_Exercise goal_
Copy out each line that has "standalone" in it.

_Rows from a dataset of charts and code_
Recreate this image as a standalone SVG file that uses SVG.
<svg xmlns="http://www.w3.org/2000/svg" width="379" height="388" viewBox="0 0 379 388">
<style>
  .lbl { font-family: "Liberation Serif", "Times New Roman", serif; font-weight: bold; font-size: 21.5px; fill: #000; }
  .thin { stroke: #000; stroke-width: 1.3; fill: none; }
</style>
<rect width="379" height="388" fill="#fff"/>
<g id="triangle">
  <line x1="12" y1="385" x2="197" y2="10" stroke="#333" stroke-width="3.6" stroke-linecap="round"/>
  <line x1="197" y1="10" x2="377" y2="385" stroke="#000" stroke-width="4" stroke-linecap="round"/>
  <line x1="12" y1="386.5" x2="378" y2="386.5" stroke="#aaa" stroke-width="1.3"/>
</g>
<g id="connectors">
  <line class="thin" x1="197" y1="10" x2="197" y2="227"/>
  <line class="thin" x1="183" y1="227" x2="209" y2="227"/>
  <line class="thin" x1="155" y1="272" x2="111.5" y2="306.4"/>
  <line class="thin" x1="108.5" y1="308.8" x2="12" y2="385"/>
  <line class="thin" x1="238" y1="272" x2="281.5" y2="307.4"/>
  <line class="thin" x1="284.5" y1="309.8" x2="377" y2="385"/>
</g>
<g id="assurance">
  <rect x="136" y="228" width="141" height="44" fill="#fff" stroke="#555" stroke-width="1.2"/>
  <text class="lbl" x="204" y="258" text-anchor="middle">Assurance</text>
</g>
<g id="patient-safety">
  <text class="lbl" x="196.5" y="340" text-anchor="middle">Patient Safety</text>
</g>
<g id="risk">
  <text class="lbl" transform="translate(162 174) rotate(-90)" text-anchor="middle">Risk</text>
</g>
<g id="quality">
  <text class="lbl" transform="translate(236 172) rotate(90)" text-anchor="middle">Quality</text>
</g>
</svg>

==

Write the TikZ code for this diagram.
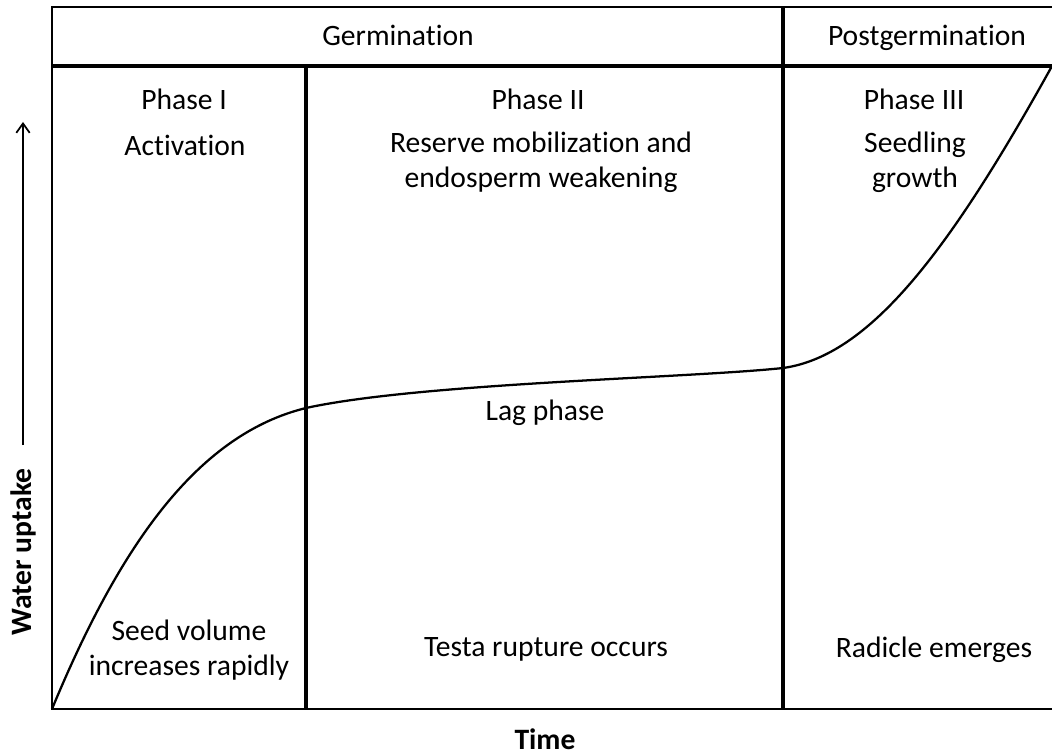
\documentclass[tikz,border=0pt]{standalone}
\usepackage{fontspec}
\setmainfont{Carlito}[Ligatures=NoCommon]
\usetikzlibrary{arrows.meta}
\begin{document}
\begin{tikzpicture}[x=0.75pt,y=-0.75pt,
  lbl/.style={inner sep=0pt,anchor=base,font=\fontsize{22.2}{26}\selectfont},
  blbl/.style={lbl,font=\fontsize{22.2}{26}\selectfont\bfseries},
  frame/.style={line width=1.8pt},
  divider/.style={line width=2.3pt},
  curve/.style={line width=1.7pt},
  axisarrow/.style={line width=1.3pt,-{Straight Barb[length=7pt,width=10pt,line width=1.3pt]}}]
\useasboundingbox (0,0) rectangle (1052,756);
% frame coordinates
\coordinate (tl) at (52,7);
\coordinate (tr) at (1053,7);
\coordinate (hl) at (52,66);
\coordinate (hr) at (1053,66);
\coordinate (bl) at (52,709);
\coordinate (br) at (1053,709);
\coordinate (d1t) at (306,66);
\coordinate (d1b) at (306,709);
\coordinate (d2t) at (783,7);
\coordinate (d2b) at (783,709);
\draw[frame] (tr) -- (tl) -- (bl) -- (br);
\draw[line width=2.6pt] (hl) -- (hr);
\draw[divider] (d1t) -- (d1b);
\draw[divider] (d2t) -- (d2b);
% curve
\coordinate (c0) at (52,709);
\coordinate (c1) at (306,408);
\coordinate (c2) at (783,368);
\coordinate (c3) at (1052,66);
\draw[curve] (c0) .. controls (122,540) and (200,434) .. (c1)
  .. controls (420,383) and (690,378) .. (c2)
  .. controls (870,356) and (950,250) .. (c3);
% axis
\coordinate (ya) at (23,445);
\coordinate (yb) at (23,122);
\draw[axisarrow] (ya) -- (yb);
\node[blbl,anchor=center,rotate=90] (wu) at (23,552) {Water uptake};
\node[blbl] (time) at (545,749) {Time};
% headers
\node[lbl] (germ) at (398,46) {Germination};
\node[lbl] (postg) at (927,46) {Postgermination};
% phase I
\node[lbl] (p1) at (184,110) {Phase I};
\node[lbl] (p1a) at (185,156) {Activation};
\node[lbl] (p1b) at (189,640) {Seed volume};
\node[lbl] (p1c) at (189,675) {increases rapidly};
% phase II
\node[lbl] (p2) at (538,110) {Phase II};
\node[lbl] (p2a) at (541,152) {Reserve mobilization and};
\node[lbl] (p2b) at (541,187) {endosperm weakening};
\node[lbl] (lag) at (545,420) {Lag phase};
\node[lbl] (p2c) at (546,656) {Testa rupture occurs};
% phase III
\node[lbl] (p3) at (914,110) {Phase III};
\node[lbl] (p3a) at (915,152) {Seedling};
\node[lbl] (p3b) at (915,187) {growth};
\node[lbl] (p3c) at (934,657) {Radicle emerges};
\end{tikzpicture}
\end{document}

_Written reply_
Recreate this image as a standalone SVG file that uses SVG.
\documentclass[tikz,border=0pt]{standalone}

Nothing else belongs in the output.